Part of the pain resulted form recalling Narding Cabase’s short but fruitful career. Well able to pick his way around both idioms of the harana and the “new” sound, he was a fascinating figure. A prolific composer, he had penned such songs as Pasayloa ug hikalimti, Sayri Ako, Why must I leave you? And Lilongon Ko Lang ang Akong Pagbati.

For its part, the birth of Mutya came about because of the need for a group to supply original and incidental music for the products of Mutya Pictures Production, Inc., a film company managed by Natalio “Talyux” Bacalso and financed by Don Rafael Ramos and Don Jose Hernaez, assisted by Augusto Santos, a name still quite prominent in the business world of Cebu today. But for its actual formation and the impetus to function, the signal honor of founding-fatherhood can only be claimed by “Maestro” Candido Celerio, who paved the way for Inuz to assume the baton, and to Cesar Laspiñas, Sr. who looked to the innumerable finer details that often determine the ultimate fate of any group, however small. And Mutya was (and is) a sizeable group, more so after incorporating a string section, several keyboards, and a large number of vocalists.

Inspite of the extra tonnage, the fate of Mutya appeared doubly enhanced down the years. The band has always been musically literate, the Laspiñas management insisting on maintaining musical standards. It also picked the best band leader the group could have-“Maestro Inuz” Vergara, who continued to hone his group’s abilities before and after a gap of several years, until his death in early 1996.

It is inevitable to think of Inuz Vergara, the lyrical workaholic, as very special indeed. The seemingly natural and effortless way he mastered a difficult art encourages the view of his role in Cebuano music as a catchment point for new advances in musical technique. With all his knowledge of music theory, orchestration and arrangement, he resisted the urge to become a composer. Instead, he wholeheartedly addressed the need to teach and encourage Cebu’s instrumentalists in their training and actual practice.

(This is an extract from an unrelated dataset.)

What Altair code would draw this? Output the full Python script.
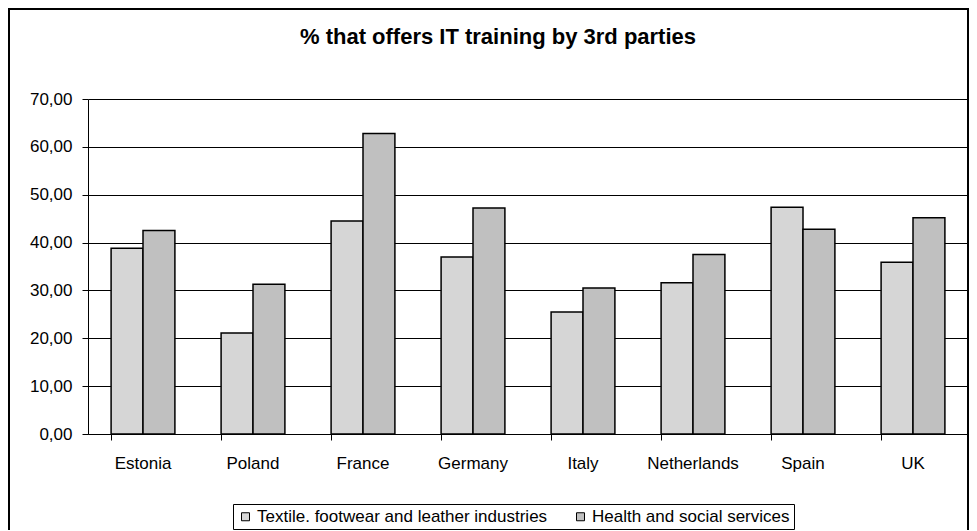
import altair as alt
import pandas as pd

countries = ["Estonia", "Poland", "France", "Germany", "Italy", "Netherlands", "Spain", "UK"]
series = ["Textile. footwear and leather industries", "Health and social services"]
textile = [38.8, 21.1, 44.5, 37.0, 25.5, 31.6, 47.4, 35.9]
health = [42.5, 31.3, 62.8, 47.2, 30.5, 37.5, 42.8, 45.2]
title_text = "% that offers IT training by 3rd parties"

rows = []
for c, t, h in zip(countries, textile, health):
    rows.append({"country": c, "series": series[0], "value": t})
    rows.append({"country": c, "series": series[1], "value": h})
df = pd.DataFrame(rows)

FONT = "Liberation Sans"
W, H = 880, 335
PL, PT, PR, PB = 80, 91, 1, 96

one = alt.Data(values=[{"a": 1}])

frame = alt.Chart(one).mark_rect(
    filled=False, stroke="black", strokeWidth=2
).encode(
    x=alt.value(-79), x2=alt.value(W),
    y=alt.value(-90), y2=alt.value(H + 200),
)

title = alt.Chart(one).mark_text(
    font=FONT, fontSize=22, fontWeight="bold", color="black",
    align="center", baseline="alphabetic"
).encode(x=alt.value(410), y=alt.value(-55), text=alt.value(title_text))

bars = alt.Chart(df).mark_bar(stroke="black", strokeWidth=1.5).encode(
    x=alt.X("country:N", sort=countries, title=None,
            scale=alt.Scale(paddingInner=0.42, paddingOuter=0.21),
            axis=alt.Axis(labelAngle=0, bandPosition=0, tickSize=6, tickColor="black",
                          domainColor="black", labelFont=FONT, labelFontSize=17,
                          labelColor="black", labelPadding=15, grid=False)),
    xOffset=alt.XOffset("series:N", sort=series, scale=alt.Scale(paddingInner=0, paddingOuter=0)),
    y=alt.Y("value:Q", title=None,
            scale=alt.Scale(domain=[0, 70], nice=False),
            axis=alt.Axis(values=[0, 10, 20, 30, 40, 50, 60, 70], tickSize=6,
                          tickColor="black", domainColor="black", gridColor="black",
                          gridOpacity=1, labelFont=FONT, labelFontSize=17,
                          labelColor="black", labelPadding=10,
                          labelExpr="replace(format(datum.value, '.2f'), '.', ',')")),
    fill=alt.Fill("series:N", sort=series, title=None,
                  scale=alt.Scale(domain=series, range=["#d6d6d6", "#c0c0c0"]),
                  legend=alt.Legend(orient="none", legendX=145, legendY=405,
                                    direction="horizontal", strokeColor="black",
                                    padding=4, symbolType="square", symbolSize=64,
                                    symbolStrokeColor="black", symbolStrokeWidth=1,
                                    symbolOpacity=1,
                                    labelFont=FONT, labelFontSize=17, labelColor="black",
                                    labelLimit=400, labelOffset=3, columnPadding=24)),
)

chart = alt.layer(frame, bars, title).properties(
    width=W, height=H,
    padding={"left": PL, "top": PT, "right": PR, "bottom": PB},
    autosize=alt.AutoSizeParams(type="none"),
).configure_view(stroke=None).configure_axis(
    domainWidth=1, tickWidth=1, gridWidth=1
)

chart.save("out.html", embed_options={"renderer": "svg", "actions": False})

The Maestro grew up in the small town of Dalaguete, where most homes had an instrument or two, and were lips were bruised from practicing. The young Inuz Vergara became a boy-wonder who could, if he felt like it, pick up any instrument and play it on the spot. Mastering the drum set got him a job at a night club. Next, he mastered the piano-jazz piano, to be precise. He did it by simply and closely observing the club virtuoso. He learned the styles of George Shearing and Bill Evans, Errol Garner and Chic Corea through the cifra method: learning each laborious note by repeatedly listening to a recording. Manila’s night clubs lured him, as it did the best musical talents from the provinces. He took on jobs all over Southeast Asia, staying the longest in Hongkong, whose loss became Cebu’s gain when he suddenly retired from that ratrace-to join Cebu’s cockroach competition “circuit.” It was a deadly game after all, only closer to home.

Mutya performed at the 14th Cebu Popular Music Festival in 1996 under the Maestro’s direction. It was to be their last project together. The night after, Inuz led the group again at the concert version of the “14th Pop” at the Royal Concourse, a huge watering hole along Gorordo Avenue, where he had played cocktail music innumerable times before. And it was there, a couple of afternoons later, that he suffered a stroke.

Witness accounts have it as he lay completely comatose in the intensive-care ward, the Maestro slowly raised his arms as though conducting an orchestra. His moving fingers depressed invisible keys when, next, he went solo on keyboard. Occasionally, one hand rested while the other beat time without ceasing. With the music constantly playing in his mind, the Maestro kept up this “performance” until the very end.

It was his way of saying how difficult it all was-how there is almost no way one can say goodbye to one’s music.